Mobile phone surveys will never replace comprehensive household surveys, but they can offer valuable information about what's happening at that moment in people's lives. How many meals did they have today? Has anybody in the family been sick. Were the kids able to attend school in the last week?

There is a definite need for new and inexpensive technology and methodology - especially in countries with significant poor populations, said Jaime Saavedra, director of the World Bank's Poverty Reduction & Equity group. While a typical Latin American country conducted eight annual household surveys in the past decade, he noted, African countries managed two.

An alternative to mobile phones: New methods for estimating poverty

As the push grows to get more timely information about human conditions, World Bank teams are also developing a new methodology to help them estimate consumption levels for years when no regular household surveys are conducted. The model, which uses complex formulas to predict data, is adjusted each time a new household survey is conducted to make sure the margin of error remains acceptable.

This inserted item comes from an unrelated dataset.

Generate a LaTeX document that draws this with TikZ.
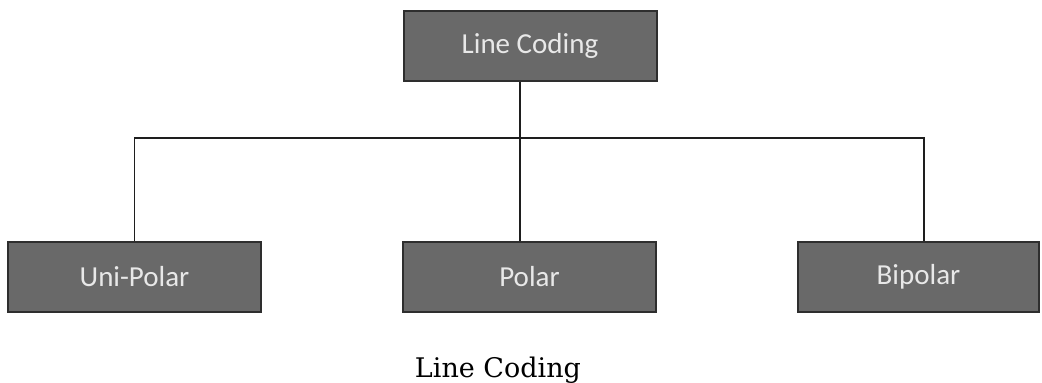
\documentclass[tikz,border=0pt]{standalone}
\usepackage{fontspec}
\setmainfont{Carlito}
\newfontfamily\capfont{DejaVu Serif}
\usetikzlibrary{positioning}
\definecolor{lcbox}{HTML}{696969}
\definecolor{lcedge}{HTML}{2E2E2E}
\definecolor{lctext}{HTML}{E8E8E8}
\definecolor{lcline}{HTML}{1E1E1E}

\begin{document}
\begin{tikzpicture}[x=1pt,y=-1pt,
  codebox/.style={draw=lcedge, line width=2pt, fill=lcbox, text=lctext, minimum height=70pt, inner sep=0pt, font=\fontsize{29}{31}\selectfont},
  link/.style={lcline, line width=1.5pt}]
 \useasboundingbox (0,0) rectangle (1042,383);
 \node[codebox, minimum width=253pt] (root) at (530,46) {Line Coding};
 \foreach \n/\x/\w/\t in {uni/134.5/253/Uni-Polar, pol/529.5/253/Polar, bip/918.5/241/Bipolar}
   \node[codebox, minimum width=\w pt] (\n) at (\x,277) {\t};
 \coordinate (split) at (520,138);
 \coordinate (bipin) at (924,241);
 \draw[link] (root.south -| split) -- (split);
 \draw[link] (uni.north) |- (split) -| (bipin);
 \draw[link] (split) -- (pol.north -| split);
 \node[font=\capfont\fontsize{27}{29}\selectfont, anchor=base] (caption) at (498,377) {Line Coding};
\end{tikzpicture}
\end{document}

This high-frequency, or “proxy,” survey methodology was tested in Bangladesh in 2011. The country was chosen for the project because it conducts regular household surveys only every five years, and because the World Bank economist spearheading the methodology, Nobuo Yoshida, already had a good working relationship with officials in Bangladesh.

Yoshida said he’s comfortable with the results from the Bangladesh pilot project, and that he will share them with government officials in Dhaka in June. If the meeting goes well, the the government of Bangladesh will incorporate the new methodology in its National Strategy of Developing Statistics, making it part of its regular country monitoring process.

“Our method may not be perfect, but there are other methods out there that also have shortcomings, including the fact that they are more expensive and time-consuming,” Yoshida said. “We’re using existing data so in that sense, this is very cost-effective.”

Yoshida’s hope is that the proxy survey methodology, as well as surveys using mobile phones and other innovative technology, will benefit nations as they seek to measure poverty in a timely manner. The ultimate goal for poverty economists such as Giugale, Ballivian and Yoshida is to help governments improve human conditions for their citizens in a world where nearly 1.3 billion people still live in desperate poverty.